Saturday, October 31, 2009

Orwell on Totalitarianism


Famed novelist George Orwell (Animal Farm, 1984) initially considered himself a "Tory Anarchist" and then a socialist. He was, however, highly critical of various factions within the socialist movement, and especially assailed apologists for Stalin.

Orwell had seen the deadly consequences of Stalinism up close during the Spanish Civil War. In a fascinating biography of Orwell by Gordon Bowker that we're reading, Bowker quotes from an Orwell speech, circa 1941:
The totalitarian state exists for the glorification of the ruling clique, which means that the ruling clique are the prisoners of their own power and are obligated to follow any policy, no matter how self-contradictory, which will keep them in power.

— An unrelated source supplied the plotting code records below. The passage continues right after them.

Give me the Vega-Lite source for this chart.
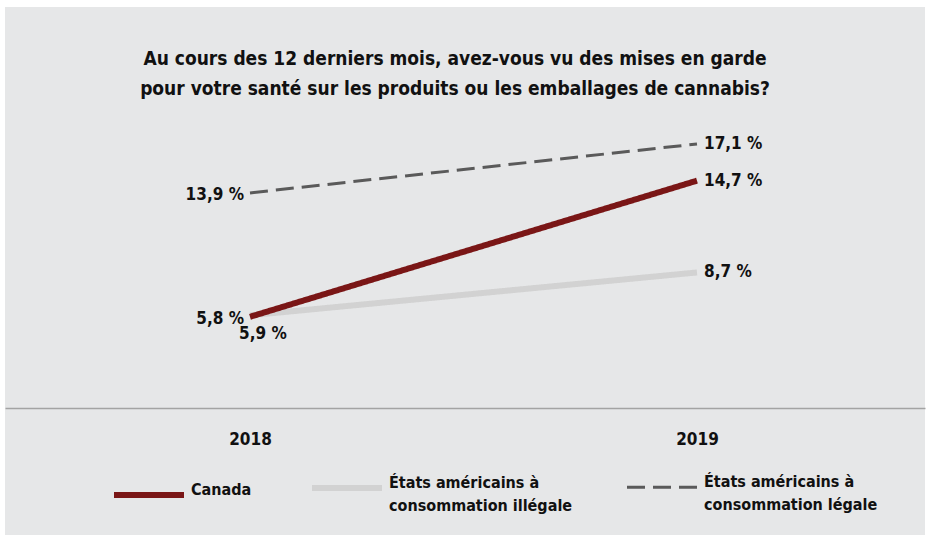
{
  "$schema": "https://vega.github.io/schema/vega-lite/v6.json",
  "autosize": {"type": "none"},
  "width": 920,
  "height": 528,
  "padding": {"left": 5, "top": 7, "right": 7, "bottom": 10},
  "background": "white",
  "title": {
    "text": ["Au cours des 12 derniers mois, avez-vous vu des mises en garde", "pour votre santé sur les produits ou les emballages de cannabis?"],
    "orient": "top",
    "anchor": "middle",
    "frame": "group",
    "offset": -92,
    "dx": -10,
    "font": "DejaVu Sans Condensed, sans-serif",
    "fontSize": 19,
    "fontWeight": "bold",
    "lineHeight": 30,
    "color": "#111111"
  },
  "config": {
    "view": {"fill": "#e6e7e8", "stroke": null},
    "font": "DejaVu Sans Condensed, sans-serif",
    "style": {"guide-label": {"lineHeight": 23}}
  },
  "data": {
    "values": [
      {"annee": 2018, "serie": "États américains à consommation illégale", "valeur": 5.9, "etiquette": "5,9 %"},
      {"annee": 2019, "serie": "États américains à consommation illégale", "valeur": 8.7, "etiquette": "8,7 %"},
      {"annee": 2018, "serie": "Canada", "valeur": 5.8, "etiquette": "5,8 %"},
      {"annee": 2019, "serie": "Canada", "valeur": 14.7, "etiquette": "14,7 %"},
      {"annee": 2018, "serie": "États américains à consommation légale", "valeur": 13.9, "etiquette": "13,9 %"},
      {"annee": 2019, "serie": "États américains à consommation légale", "valeur": 17.1, "etiquette": "17,1 %"}
    ]
  },
  "encoding": {
    "x": {
      "field": "annee",
      "type": "quantitative",
      "scale": {"domain": [2017.4519, 2019.5101], "nice": false, "zero": false},
      "axis": {
        "values": [2018, 2019],
        "format": "d",
        "title": null,
        "orient": "bottom",
        "offset": -127,
        "grid": false,
        "ticks": false,
        "domainColor": "#a3a3a3",
        "domainWidth": 1.5,
        "labelPadding": 23,
        "labelFontSize": 17,
        "labelFontWeight": "bold",
        "labelColor": "#111111",
        "labelFont": "DejaVu Sans Condensed, sans-serif"
      }
    },
    "y": {
      "field": "valeur",
      "type": "quantitative",
      "scale": {"domain": [-8.46, 26.05], "nice": false, "zero": false},
      "axis": null
    }
  },
  "layer": [
    {
      "mark": {"type": "line", "strokeCap": "butt"},
      "encoding": {
        "color": {
          "field": "serie",
          "type": "nominal",
          "scale": {
            "domain": ["Canada", "États américains à consommation illégale", "États américains à consommation légale"],
            "range": ["#7a1616", "#d2d2d2", "#5a5a5a"]
          },
          "legend": {
            "orient": "none",
            "legendX": 106,
            "legendY": 443,
            "direction": "horizontal",
            "columns": 3,
            "columnPadding": 48,
            "title": null,
            "symbolType": "stroke",
            "symbolSize": 4900,
            "labelExpr": "split(replace(datum.label, 'à ', 'à|'), '|')",
            "labelFontSize": 16,
            "labelFontWeight": "bold",
            "labelColor": "#111111",
            "labelBaseline": "alphabetic",
            "labelLimit": 400,
            "labelOffset": 4,
            "labelFont": "DejaVu Sans Condensed, sans-serif"
          }
        },
        "strokeDash": {
          "field": "serie",
          "type": "nominal",
          "scale": {
            "domain": ["Canada", "États américains à consommation illégale", "États américains à consommation légale"],
            "range": [[1, 0], [1, 0], [18, 8]]
          },
          "legend": {
            "orient": "none",
            "legendX": 106,
            "legendY": 443,
            "direction": "horizontal",
            "columns": 3,
            "columnPadding": 48,
            "title": null,
            "symbolType": "stroke",
            "symbolSize": 4900,
            "labelExpr": "split(replace(datum.label, 'à ', 'à|'), '|')",
            "labelFontSize": 16,
            "labelFontWeight": "bold",
            "labelColor": "#111111",
            "labelBaseline": "alphabetic",
            "labelLimit": 400,
            "labelOffset": 4,
            "labelFont": "DejaVu Sans Condensed, sans-serif"
          }
        },
        "strokeWidth": {
          "field": "serie",
          "type": "nominal",
          "scale": {
            "type": "ordinal",
            "domain": ["Canada", "États américains à consommation illégale", "États américains à consommation légale"],
            "range": [6, 6, 3]
          },
          "legend": {
            "orient": "none",
            "legendX": 106,
            "legendY": 443,
            "direction": "horizontal",
            "columns": 3,
            "columnPadding": 48,
            "title": null,
            "symbolType": "stroke",
            "symbolSize": 4900,
            "labelExpr": "split(replace(datum.label, 'à ', 'à|'), '|')",
            "labelFontSize": 16,
            "labelFontWeight": "bold",
            "labelColor": "#111111",
            "labelBaseline": "alphabetic",
            "labelLimit": 400,
            "labelOffset": 4,
            "labelFont": "DejaVu Sans Condensed, sans-serif"
          }
        },
        "order": {"field": "annee"}
      }
    },
    {
      "transform": [{"filter": "datum.annee == 2019"}],
      "mark": {"type": "text", "align": "left", "baseline": "middle", "dx": 7, "fontSize": 17, "fontWeight": "bold", "color": "#111111"},
      "encoding": {"text": {"field": "etiquette"}}
    },
    {
      "transform": [{"filter": "datum.annee == 2018 && datum.serie != 'États américains à consommation illégale'"}],
      "mark": {"type": "text", "align": "right", "baseline": "middle", "dx": -6, "dy": 2, "fontSize": 17, "fontWeight": "bold", "color": "#111111"},
      "encoding": {"text": {"field": "etiquette"}}
    },
    {
      "transform": [{"filter": "datum.annee == 2018 && datum.serie == 'États américains à consommation illégale'"}],
      "mark": {"type": "text", "align": "center", "baseline": "middle", "dx": 13, "dy": 19, "fontSize": 17, "fontWeight": "bold", "color": "#111111"},
      "encoding": {"text": {"field": "etiquette"}}
    }
  ]
}
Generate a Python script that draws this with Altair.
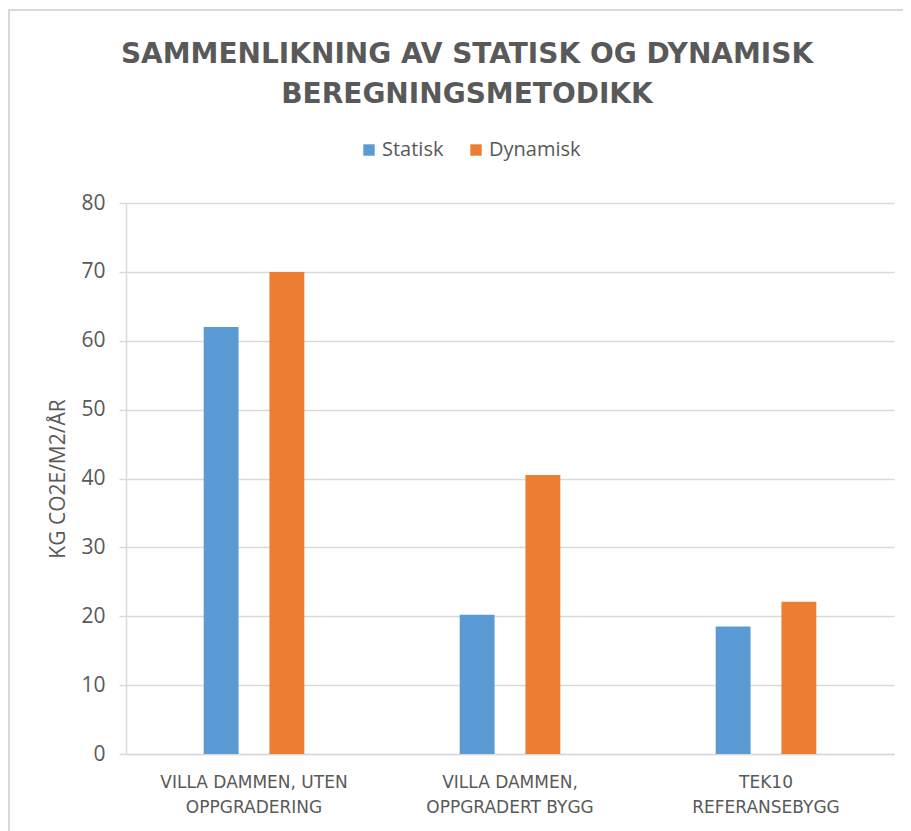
import altair as alt
import pandas as pd

categories = ["VILLA DAMMEN, UTEN\nOPPGRADERING", "VILLA DAMMEN,\nOPPGRADERT BYGG", "TEK10\nREFERANSEBYGG"]
series = ["Statisk", "Dynamisk"]
statisk = [62.0, 20.2, 18.5]
dynamisk = [70.0, 40.5, 22.1]
colors = ["#5B9BD5", "#ED7D31"]
y_ticks = [0, 10, 20, 30, 40, 50, 60, 70, 80]

rows = []
for c, s, d in zip(categories, statisk, dynamisk):
    rows.append({"kategori": c, "serie": "Statisk", "verdi": s})
    rows.append({"kategori": c, "serie": "Dynamisk", "verdi": d})
df = pd.DataFrame(rows)

gray = "#595959"
light = "#d9d9d9"

bars = alt.Chart(df).mark_bar().encode(
    x=alt.X("kategori:N", sort=categories,
            scale=alt.Scale(paddingInner=0.35, paddingOuter=0.175),
            axis=alt.Axis(title=None, labelAngle=0, labelExpr="split(datum.label, '\\n')",
                          labelFont="DejaVu Sans", labelFontSize=17, labelColor=gray,
                          labelLineHeight=25, labelPadding=20, labelLimit=400, ticks=False,
                          domainColor=light, domainWidth=1.5, grid=False)),
    xOffset=alt.XOffset("serie:N", sort=series,
                        scale=alt.Scale(paddingInner=0.47, paddingOuter=0.5)),
    y=alt.Y("verdi:Q", scale=alt.Scale(domain=[0, 80]),
            axis=alt.Axis(values=y_ticks, title="KG CO2E/M2/ÅR", titleFont="Open Sans",
                          titleFontSize=21, titleFontWeight="normal", titleColor=gray,
                          titlePadding=12, labelFont="Open Sans", labelFontSize=21,
                          labelColor=gray, labelPadding=14, ticks=True, tickSize=7,
                          tickColor=light, tickWidth=1.5, domain=True, domainColor=light,
                          domainWidth=1.5, gridColor=light, gridWidth=1.5)),
    color=alt.Color("serie:N", sort=series,
                    scale=alt.Scale(domain=series, range=colors),
                    legend=alt.Legend(title=None, orient="none", direction="horizontal",
                                      legendX=233, legendY=-63, symbolType="square",
                                      symbolSize=130, symbolStrokeWidth=0,
                                      labelFont="Open Sans", labelFontSize=20,
                                      labelColor=gray, columnPadding=22, labelOffset=3)),
)

frame = alt.Chart(df).mark_rect(fill=None, stroke=light, strokeWidth=1.5, clip=False).encode(
    x=alt.value(-117), x2=alt.value(900), y=alt.value(-193), y2=alt.value(700)
)

chart = alt.layer(frame, bars).properties(
    width=768, height=551,
    title=alt.TitleParams(
        text=["SAMMENLIKNING AV STATISK OG DYNAMISK", "BEREGNINGSMETODIKK"],
        font="DejaVu Sans", fontSize=28, fontWeight="bold", color=gray,
        lineHeight=40, anchor="middle", dx=-43, offset=0, dy=100,
    ),
    padding={"left": 118, "top": 195, "right": 9, "bottom": 77},
    autosize=alt.AutoSizeParams(type="none"),
).configure_view(stroke=None)

chart.save("out.html", embed_options={"renderer": "svg", "actions": False})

And having followed their policy they are obliged to justify it, so that all thought becomes a rationalization of the shifts of power politics.
Separately, Orwell wrote that "the really frightening thing about totalitarianism is not that it commits 'attrocities' but that it attacks the concept of objective truth: it claims to control the past as well as the future." Sound familiar? Hope and change anyone?

Orwell also disparagingly referred to Bolshevik commissars as "half gangster, half gramophone," which to some degree may be the contemporary equivalent of propaganda-by-talking-points.